As the season shifts to cooler weather and shorter days, the bears at WSU’s Bear Center are becomingly noticeably less active and are usually seen sleeping or sluggishly poking around their enclosure.
Bear Manager Chelsea Davis said in early September, anyone could pull into the Bear Center on Terre View Drive and watch bears enjoying the sun in their yard, rustling for grass, or possibly even interacting with Davis as she convinces them to move from one space to another, usually with food for motivation.
Although the bears are slowing down, most research centered around them is not, Davis said. Because of bears’ unique hibernation ability, a large amount of the research at the center focuses around that function.
“What I really like about the bears is their intelligence, which makes them great for things like enrichment, training and projects,” Davis said.
Davis said she pivoted to exotic animal care, which most recently balances properly caring for the bears with research efforts, from pursuing veterinary schooling early in her career. An average day can range anywhere from letting the bears bat coolers around to collecting poop samples.
“We have a cooler project where we test bear-resistant products, so that day the bears [go out] into the yard and throw coolers around. That’s a fun day for them,” Davis said. “We’ve been asked to help out West Yellowstone with Bear Resistant Product Testing. I love it because it has great conservation implications and it’s great enrichment.”
Optimizing bear-resistant products goes a long way to prevent bears from associating humans with food acquisition, which minimizes human-bear conflict and conserves more bears in the wild, she said.
“We’re also doing a collaboration with Texas A&M on protein and macronutrient absorption in grizzly bears. In captivity, with some bears we saw issues that were causing shorter lifespans, typically over-protein,” Davis said.
This research involves measuring the efficiency of bears’ protein digestion through different seasonal phases, using several different methods to determine how much energy they are using, Davis said. The end-goal of this type of research is the improvement of the bears’ quality of life.
However, one of the longest-running research projects with the bears is studying the bears’ insulin resistance levels throughout the hibernation cycle, she said. Bears put on upwards of 100 pounds of fat during hyperphagia (the period in fall when they eat as much as possible), with no apparent health defects.
“If it was a human gaining 100 pounds of fat, we’d be looking at cardiac, muscle, bone issues. But what we were really interested in was how come they do not get insulin resistant like humans would, and get Type II diabetes?” Davis said.
Davis said the bear research team found eight potential proteins that are responsible for this expression of varying insulin resistance.
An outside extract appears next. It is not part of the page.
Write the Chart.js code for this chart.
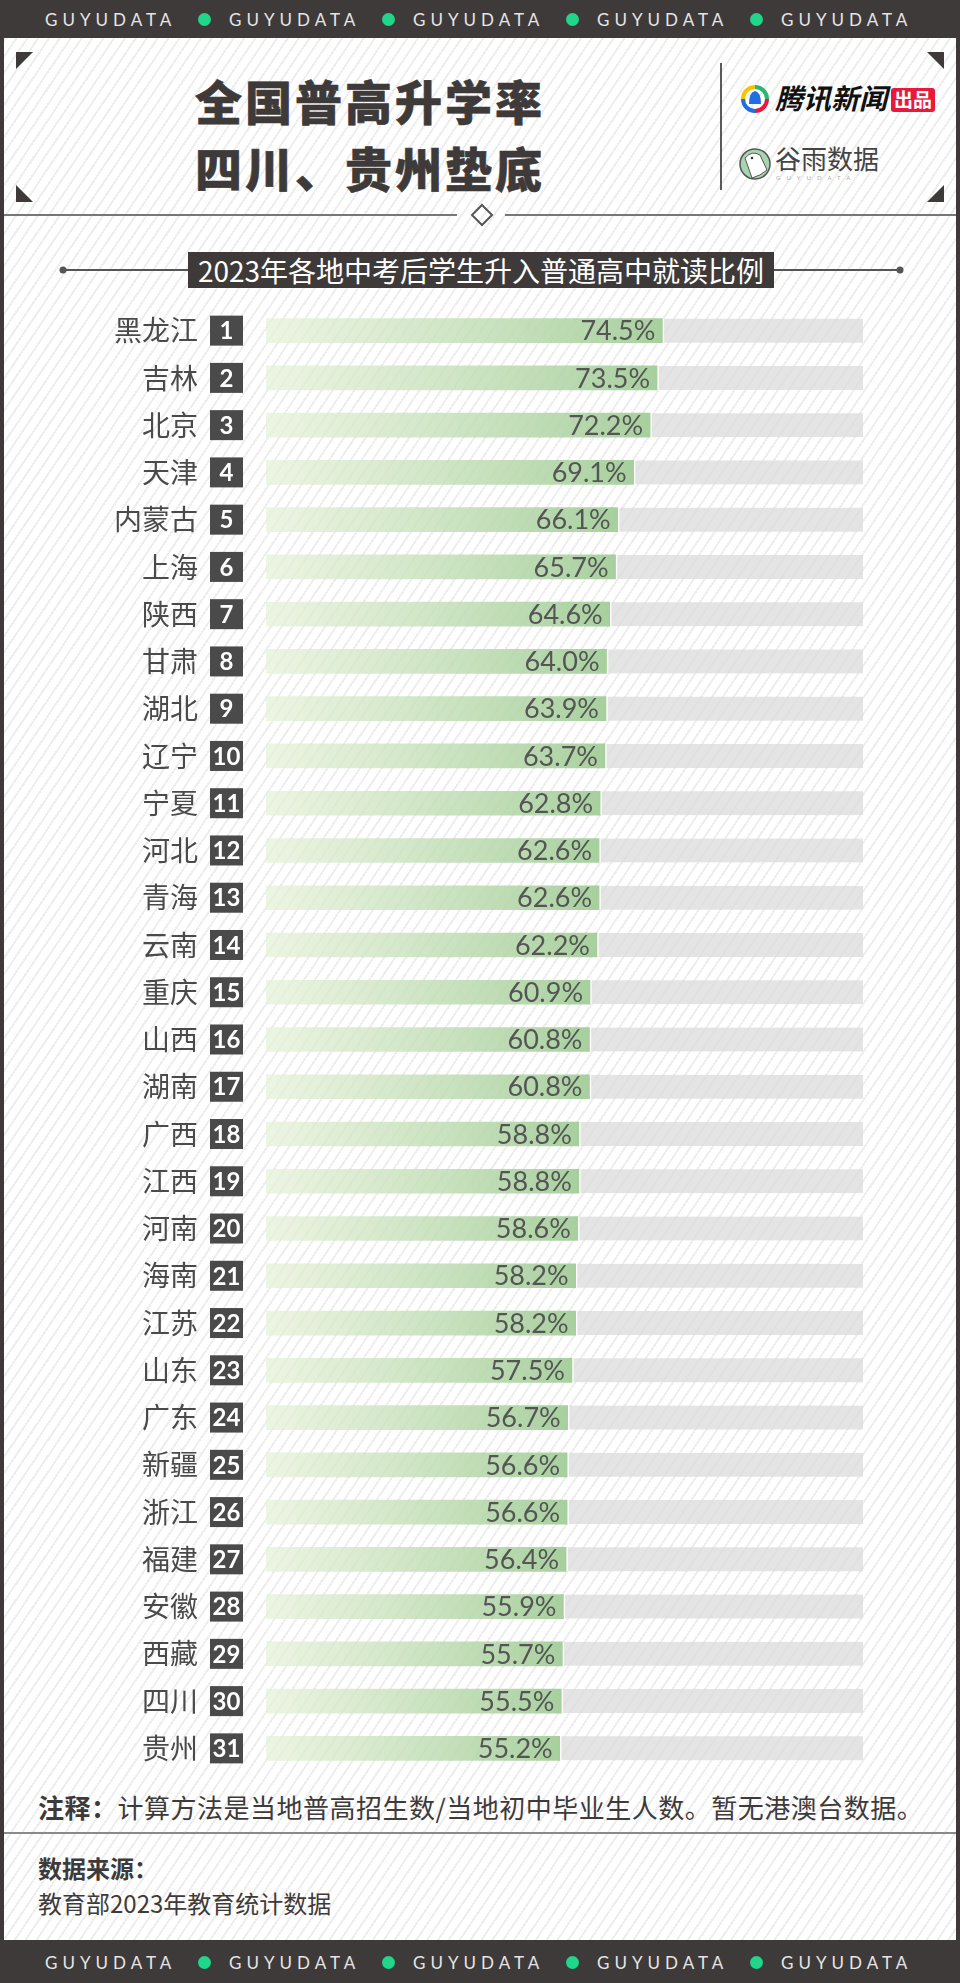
<!DOCTYPE html>
<html lang="zh">
<head>
<meta charset="utf-8">
<title>全国普高升学率 四川、贵州垫底</title>
<script src="https://cdn.jsdelivr.net/npm/chart.js@4.4.1/dist/chart.umd.min.js"></script>
<style>
  html, body { margin: 0; padding: 0; }
  body {
    width: 960px; height: 1983px; position: relative; overflow: hidden;
    font-family: "Noto Sans CJK SC", "Noto Sans", sans-serif;
    background: repeating-linear-gradient(124deg, #ffffff 0 7px, #eeeeee 7px 9px);
  }
  .band { position: absolute; left: 0; width: 960px; background: #3e3a39; }
  .band .w { position: absolute; top: 50%; transform: translateY(-50%); color: #e6e6e6;
    font: 17px Lato, sans-serif; letter-spacing: 5px; line-height: 1; }
  .band .d { position: absolute; top: 50%; width: 13px; height: 13px; margin: -6px 0 0 -6px;
    border-radius: 50%; background: #1fd68a; }
  .side { position: absolute; top: 0; width: 4px; height: 1983px; background: #3e3a39; }
  .title { position: absolute; left: 0; width: 734px; text-align: center; color: #3e3a39;
    font-weight: 900; font-size: 47px; letter-spacing: 3px; padding-left: 3px; height: 60px; line-height: 60px;
    -webkit-text-stroke: 0.6px #3e3a39; }
  .sub { position: absolute; left: 188px; top: 252px; width: 586px; height: 36px; line-height: 36px;
    text-align: center; color: #fff; font-size: 28px; }
  .txt { position: absolute; left: 38px; color: #3e3a39; white-space: nowrap; }
  #wrap { position: absolute; left: 0; top: 307px; width: 960px; height: 1465px; }
</style>
</head>
<body>

<div class="band" style="top:0;height:38px">
  <span class="w" style="left:45px">GUYUDATA</span><span class="d" style="left:204px"></span>
  <span class="w" style="left:229px">GUYUDATA</span><span class="d" style="left:388px"></span>
  <span class="w" style="left:413px">GUYUDATA</span><span class="d" style="left:572px"></span>
  <span class="w" style="left:597px">GUYUDATA</span><span class="d" style="left:756px"></span>
  <span class="w" style="left:781px">GUYUDATA</span>
</div>
<div class="side" style="left:0"></div>
<div class="side" style="left:956px"></div>

<svg width="960" height="1983" style="position:absolute;left:0;top:0">
  <g fill="#3e3a39">
    <polygon points="16,52 33,52 16,69"/>
    <polygon points="944,52 927,52 944,69"/>
    <polygon points="16,202 16,185 33,202"/>
    <polygon points="944,202 944,185 927,202"/>
  </g>
  <line x1="721" y1="63" x2="721" y2="190" stroke="#5a5a5a" stroke-width="2"/>
  <line x1="4" y1="215" x2="457" y2="215" stroke="#777" stroke-width="2"/>
  <line x1="505" y1="215" x2="956" y2="215" stroke="#777" stroke-width="2"/>
  <polygon points="482,205 492,215 482,225 472,215" fill="none" stroke="#555" stroke-width="2"/>
  <line x1="63" y1="270" x2="900" y2="270" stroke="#555" stroke-width="2"/>
  <circle cx="63" cy="270" r="3.5" fill="#555"/>
  <circle cx="900" cy="270" r="3.5" fill="#555"/>
  <rect x="188" y="252" width="586" height="36" fill="#3e3a39"/>
  <line x1="4" y1="1833" x2="956" y2="1833" stroke="#8a8a8a" stroke-width="2"/>

  <!-- 腾讯新闻 logo -->
  <g fill="none" stroke-width="4">
    <path d="M743 99 A12 12 0 0 1 755 87" stroke="#f5c400"/>
    <path d="M755 87 A12 12 0 0 1 767 99" stroke="#2bb673"/>
    <path d="M767 99 A12 12 0 0 1 755 111" stroke="#e8193c"/>
    <path d="M755 111 A12 12 0 0 1 743 99" stroke="#1e6fe0"/>
  </g>
  <path d="M749 104 Q749 92 755 91 Q761 92 761 104 Z" fill="#1e6fe0"/>
  <text x="775" y="109" font-family="Noto Sans CJK SC" font-weight="bold" font-size="28" font-style="italic" fill="#111">腾讯新闻</text>
  <rect x="891" y="88" width="44" height="24" rx="3" fill="#e8193c"/>
  <text x="913" y="107" text-anchor="middle" font-family="Noto Sans CJK SC" font-weight="bold" font-size="19" fill="#fff">出品</text>

  <!-- 谷雨数据 logo -->
  <circle cx="755" cy="164" r="15" fill="#a8d4b2" stroke="#555" stroke-width="1.5"/>
  <path d="M745 158 Q752 150 760 155 L767 170 Q760 176 752 178 Z" fill="#fff" stroke="#555" stroke-width="1"/>
  <circle cx="752" cy="158" r="1.3" fill="#333"/>
  <text x="775" y="169" font-family="Noto Sans CJK SC" font-size="26" fill="#444">谷雨数据</text>
  <text x="776" y="180" font-family="Lato" font-size="6" letter-spacing="6" fill="#aaa">GUYUDATA</text>
</svg>

<div class="title" style="top:70px">全国普高升学率</div>
<div class="title" style="top:137px">四川、贵州垫底</div>
<div class="sub">2023年各地中考后学生升入普通高中就读比例</div>

<div id="wrap"><canvas id="chart" width="960" height="1465"></canvas></div>

<div class="txt" style="top:1787px;line-height:40px;font-size:26px;letter-spacing:0.5px"><b>注释：</b>计算方法是当地普高招生数/当地初中毕业生人数。暂无港澳台数据。</div>
<div class="txt" style="top:1850px;line-height:36px;font-size:24px;font-weight:bold">数据来源：</div>
<div class="txt" style="top:1885px;line-height:36px;font-size:24px">教育部2023年教育统计数据</div>

<div class="band" style="top:1940px;height:43px">
  <span class="w" style="left:45px">GUYUDATA</span><span class="d" style="left:204px"></span>
  <span class="w" style="left:229px">GUYUDATA</span><span class="d" style="left:388px"></span>
  <span class="w" style="left:413px">GUYUDATA</span><span class="d" style="left:572px"></span>
  <span class="w" style="left:597px">GUYUDATA</span><span class="d" style="left:756px"></span>
  <span class="w" style="left:781px">GUYUDATA</span>
</div>

<script>
const provinces = ['黑龙江', '吉林', '北京', '天津', '内蒙古', '上海', '陕西', '甘肃', '湖北', '辽宁',
    '宁夏', '河北', '青海', '云南', '重庆', '山西', '湖南', '广西', '江西', '河南',
    '海南', '江苏', '山东', '广东', '新疆', '浙江', '福建', '安徽', '西藏', '四川', '贵州'];
const ranks = ['1', '2', '3', '4', '5', '6', '7', '8', '9', '10', '11', '12', '13', '14', '15', '16',
    '17', '18', '19', '20', '21', '22', '23', '24', '25', '26', '27', '28', '29', '30', '31'];
const rates = [74.5, 73.5, 72.2, 69.1, 66.1, 65.7, 64.6, 64.0, 63.9, 63.7,
    62.8, 62.6, 62.6, 62.2, 60.9, 60.8, 60.8, 58.8, 58.8, 58.6,
    58.2, 58.2, 57.5, 56.7, 56.6, 56.6, 56.4, 55.9, 55.7, 55.5, 55.2];
// grey track runs to this value on the axis
const trackMax = 112.2;
const rest = rates.map(v => +(trackMax - v).toFixed(1));

// green gradient per bar, light at the start and darker at the bar end
function barGradient(ctx) {
    const chart = ctx.chart;
    const x = chart.scales.x;
    if (ctx.type !== 'data' || !x) {
        return '#b8d8ad';
    }
    const x0 = x.getPixelForValue(0);
    const x1 = x.getPixelForValue(rates[ctx.dataIndex]);
    if (!Number.isFinite(x0) || !Number.isFinite(x1) || x1 <= x0) {
        return '#b8d8ad';
    }
    const g = chart.ctx.createLinearGradient(x0, 0, x1, 0);
    g.addColorStop(0, 'rgba(230,241,216,0.72)');
    g.addColorStop(1, 'rgba(160,204,150,0.92)');
    return g;
}

const rankBoxes = {
    id: 'rankBoxes',
    afterDraw(chart) {
        const ctx = chart.ctx;
        const y = chart.scales.y;
        ctx.save();
        ranks.forEach((r, i) => {
            const py = y.getPixelForTick(i);
            ctx.fillStyle = '#4a4a4a';
            ctx.fillRect(210, py - 15, 33, 30);
            ctx.fillStyle = '#ffffff';
            ctx.font = 'bold 24px Lato';
            ctx.textAlign = 'center';
            ctx.textBaseline = 'middle';
            ctx.fillText(r, 226.5, py + 1);
        });
        ctx.restore();
    }
};

const valueLabels = {
    id: 'valueLabels',
    afterDatasetsDraw(chart) {
        const ctx = chart.ctx;
        const meta = chart.getDatasetMeta(0);
        ctx.save();
        ctx.font = '27px Lato';
        ctx.fillStyle = '#555555';
        ctx.textAlign = 'right';
        ctx.textBaseline = 'middle';
        meta.data.forEach((bar, i) => {
            ctx.fillText(rates[i].toFixed(1) + '%', bar.x - 7, bar.y + 1);
        });
        ctx.restore();
    }
};

new Chart(document.getElementById('chart'), {
    type: 'bar',
    data: {
        labels: provinces,
        datasets: [{
            label: '升学率',
            data: rates,
            backgroundColor: barGradient,
            borderWidth: 0,
            barThickness: 24
        }, {
            label: '其余',
            data: rest,
            backgroundColor: 'rgba(221,221,221,0.78)',
            borderColor: 'rgba(255,255,255,0.9)',
            borderWidth: {left: 2},
            borderSkipped: false,
            barThickness: 24
        }]
    },
    options: {
        indexAxis: 'y',
        responsive: false,
        animation: false,
        layout: {padding: {left: 0, right: 97, top: 0, bottom: 0}},
        plugins: {
            legend: {display: false},
            tooltip: {enabled: false}
        },
        scales: {
            x: {stacked: true, display: false, min: 0, max: trackMax},
            y: {
                stacked: true,
                grid: {display: false, drawTicks: false},
                border: {display: false},
                ticks: {
                    autoSkip: false,
                    padding: 68,
                    color: '#4a4a4a',
                    font: {family: '"Noto Sans CJK SC"', size: 28}
                },
                afterFit: function (scale) {
                    // fixed axis width; the tick padding must not push the plot area in from top/bottom
                    scale.width = 266;
                    scale.paddingTop = 0;
                    scale.paddingBottom = 0;
                }
            }
        }
    },
    plugins: [rankBoxes, valueLabels]
});
</script>
</body>
</html>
It seems like they actually do become insulin resistant for that time, and reverse it, which is something pharmaceuticals could look into to alter bloodstream chemistry, possibly in humans.
“Bears likely mediate insulin sensitivity using season-specific factors which act on insulin signaling pathways and which are required for bears to survive the prolonged winter fast … Concentrations of insulin-signaling phosphoproteins exhibited a variety of tissue and season-specific differences,” according to a paper on the nature of insulin interaction in bears written by a group associated with the Bear Center.
While the bears nap for most of the winter, students and researchers are using the unique opportunity afforded by the Bear Center to dig for solutions to problems, for both bears and humans, Davis said.
“People hear that we’re working on insulin resistance and bone density and say, ‘oh, like NASA’s astronauts!’ Yes, but also people here on earth who are bedridden, or someone who needs it to be safe to stay in bed after a surgery. The applications vary all over,” Davis said.